**SUPPLIED DATA**:
▼

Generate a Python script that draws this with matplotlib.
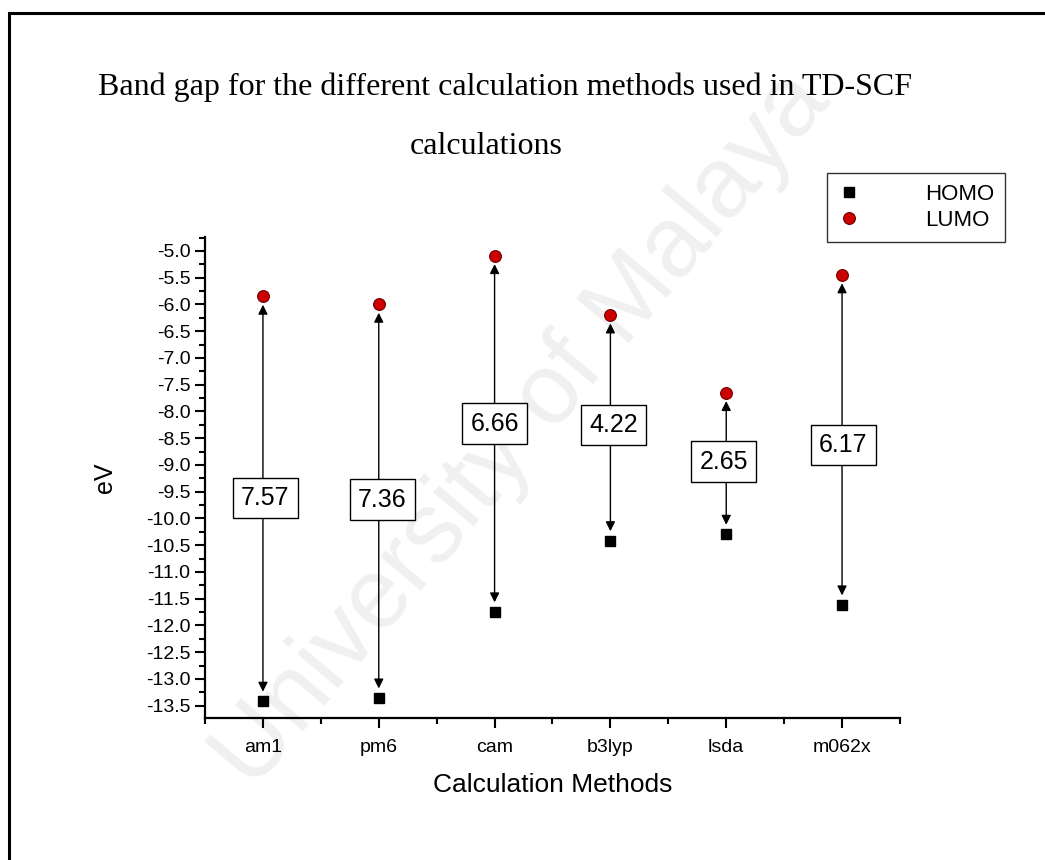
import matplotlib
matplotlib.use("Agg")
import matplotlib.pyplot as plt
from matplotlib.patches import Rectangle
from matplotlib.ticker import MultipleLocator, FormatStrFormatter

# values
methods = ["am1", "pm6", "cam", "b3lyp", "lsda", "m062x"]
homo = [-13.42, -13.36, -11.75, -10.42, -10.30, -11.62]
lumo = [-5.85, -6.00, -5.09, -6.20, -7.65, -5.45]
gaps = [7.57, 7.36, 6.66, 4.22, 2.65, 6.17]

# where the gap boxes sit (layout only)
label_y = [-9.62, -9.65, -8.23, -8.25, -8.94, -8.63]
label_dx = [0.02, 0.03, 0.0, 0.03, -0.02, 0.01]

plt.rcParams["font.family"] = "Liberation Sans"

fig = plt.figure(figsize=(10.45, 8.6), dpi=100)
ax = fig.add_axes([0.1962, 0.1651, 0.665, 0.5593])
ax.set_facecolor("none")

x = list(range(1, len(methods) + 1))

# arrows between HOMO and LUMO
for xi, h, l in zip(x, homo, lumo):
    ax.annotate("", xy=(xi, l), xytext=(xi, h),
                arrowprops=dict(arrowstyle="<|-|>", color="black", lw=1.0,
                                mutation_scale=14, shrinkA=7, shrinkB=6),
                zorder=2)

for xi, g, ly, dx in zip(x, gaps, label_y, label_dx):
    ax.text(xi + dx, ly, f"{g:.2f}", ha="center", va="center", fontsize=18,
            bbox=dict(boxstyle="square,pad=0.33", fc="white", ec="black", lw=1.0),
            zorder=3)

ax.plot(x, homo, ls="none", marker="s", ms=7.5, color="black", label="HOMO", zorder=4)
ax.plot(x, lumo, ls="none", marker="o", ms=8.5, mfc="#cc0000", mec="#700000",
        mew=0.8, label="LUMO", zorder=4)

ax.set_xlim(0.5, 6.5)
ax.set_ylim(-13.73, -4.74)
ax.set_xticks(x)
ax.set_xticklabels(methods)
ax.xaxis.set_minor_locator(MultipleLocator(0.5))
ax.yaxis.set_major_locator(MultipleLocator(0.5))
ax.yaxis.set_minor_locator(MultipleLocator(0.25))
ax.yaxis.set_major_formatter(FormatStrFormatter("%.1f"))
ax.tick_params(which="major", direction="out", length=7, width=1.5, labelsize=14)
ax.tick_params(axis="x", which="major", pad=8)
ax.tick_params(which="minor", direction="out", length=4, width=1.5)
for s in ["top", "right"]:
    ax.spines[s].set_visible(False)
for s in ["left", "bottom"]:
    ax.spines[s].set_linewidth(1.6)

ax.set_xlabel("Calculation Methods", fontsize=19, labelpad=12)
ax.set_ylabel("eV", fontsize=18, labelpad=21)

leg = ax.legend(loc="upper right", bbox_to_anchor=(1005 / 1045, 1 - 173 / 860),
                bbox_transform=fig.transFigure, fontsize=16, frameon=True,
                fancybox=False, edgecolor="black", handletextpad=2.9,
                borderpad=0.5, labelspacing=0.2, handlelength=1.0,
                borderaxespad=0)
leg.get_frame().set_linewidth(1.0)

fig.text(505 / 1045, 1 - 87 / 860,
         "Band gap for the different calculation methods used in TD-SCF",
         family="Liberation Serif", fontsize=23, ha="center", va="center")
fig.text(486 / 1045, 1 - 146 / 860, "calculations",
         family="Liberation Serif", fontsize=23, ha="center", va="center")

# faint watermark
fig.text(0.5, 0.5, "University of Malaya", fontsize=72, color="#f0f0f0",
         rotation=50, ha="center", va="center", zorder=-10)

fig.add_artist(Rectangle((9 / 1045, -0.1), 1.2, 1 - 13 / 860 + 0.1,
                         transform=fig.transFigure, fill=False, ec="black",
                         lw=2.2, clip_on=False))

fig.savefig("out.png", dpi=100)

▲

**WHAT IS EXPECTED**: Every line above should be returned word for word, with the pictures left behind.

**RESPONSE TO THIS TASK**:
Generate a Python script that draws this with matplotlib.
import matplotlib
matplotlib.use("Agg")
import matplotlib.pyplot as plt
from matplotlib.patches import Rectangle
from matplotlib.ticker import MultipleLocator, FormatStrFormatter

# values
methods = ["am1", "pm6", "cam", "b3lyp", "lsda", "m062x"]
homo = [-13.42, -13.36, -11.75, -10.42, -10.30, -11.62]
lumo = [-5.85, -6.00, -5.09, -6.20, -7.65, -5.45]
gaps = [7.57, 7.36, 6.66, 4.22, 2.65, 6.17]

# where the gap boxes sit (layout only)
label_y = [-9.62, -9.65, -8.23, -8.25, -8.94, -8.63]
label_dx = [0.02, 0.03, 0.0, 0.03, -0.02, 0.01]

plt.rcParams["font.family"] = "Liberation Sans"

fig = plt.figure(figsize=(10.45, 8.6), dpi=100)
ax = fig.add_axes([0.1962, 0.1651, 0.665, 0.5593])
ax.set_facecolor("none")

x = list(range(1, len(methods) + 1))

# arrows between HOMO and LUMO
for xi, h, l in zip(x, homo, lumo):
    ax.annotate("", xy=(xi, l), xytext=(xi, h),
                arrowprops=dict(arrowstyle="<|-|>", color="black", lw=1.0,
                                mutation_scale=14, shrinkA=7, shrinkB=6),
                zorder=2)

for xi, g, ly, dx in zip(x, gaps, label_y, label_dx):
    ax.text(xi + dx, ly, f"{g:.2f}", ha="center", va="center", fontsize=18,
            bbox=dict(boxstyle="square,pad=0.33", fc="white", ec="black", lw=1.0),
            zorder=3)

ax.plot(x, homo, ls="none", marker="s", ms=7.5, color="black", label="HOMO", zorder=4)
ax.plot(x, lumo, ls="none", marker="o", ms=8.5, mfc="#cc0000", mec="#700000",
        mew=0.8, label="LUMO", zorder=4)

ax.set_xlim(0.5, 6.5)
ax.set_ylim(-13.73, -4.74)
ax.set_xticks(x)
ax.set_xticklabels(methods)
ax.xaxis.set_minor_locator(MultipleLocator(0.5))
ax.yaxis.set_major_locator(MultipleLocator(0.5))
ax.yaxis.set_minor_locator(MultipleLocator(0.25))
ax.yaxis.set_major_formatter(FormatStrFormatter("%.1f"))
ax.tick_params(which="major", direction="out", length=7, width=1.5, labelsize=14)
ax.tick_params(axis="x", which="major", pad=8)
ax.tick_params(which="minor", direction="out", length=4, width=1.5)
for s in ["top", "right"]:
    ax.spines[s].set_visible(False)
for s in ["left", "bottom"]:
    ax.spines[s].set_linewidth(1.6)

ax.set_xlabel("Calculation Methods", fontsize=19, labelpad=12)
ax.set_ylabel("eV", fontsize=18, labelpad=21)

leg = ax.legend(loc="upper right", bbox_to_anchor=(1005 / 1045, 1 - 173 / 860),
                bbox_transform=fig.transFigure, fontsize=16, frameon=True,
                fancybox=False, edgecolor="black", handletextpad=2.9,
                borderpad=0.5, labelspacing=0.2, handlelength=1.0,
                borderaxespad=0)
leg.get_frame().set_linewidth(1.0)

fig.text(505 / 1045, 1 - 87 / 860,
         "Band gap for the different calculation methods used in TD-SCF",
         family="Liberation Serif", fontsize=23, ha="center", va="center")
fig.text(486 / 1045, 1 - 146 / 860, "calculations",
         family="Liberation Serif", fontsize=23, ha="center", va="center")

# faint watermark
fig.text(0.5, 0.5, "University of Malaya", fontsize=72, color="#f0f0f0",
         rotation=50, ha="center", va="center", zorder=-10)

fig.add_artist(Rectangle((9 / 1045, -0.1), 1.2, 1 - 13 / 860 + 0.1,
                         transform=fig.transFigure, fill=False, ec="black",
                         lw=2.2, clip_on=False))

fig.savefig("out.png", dpi=100)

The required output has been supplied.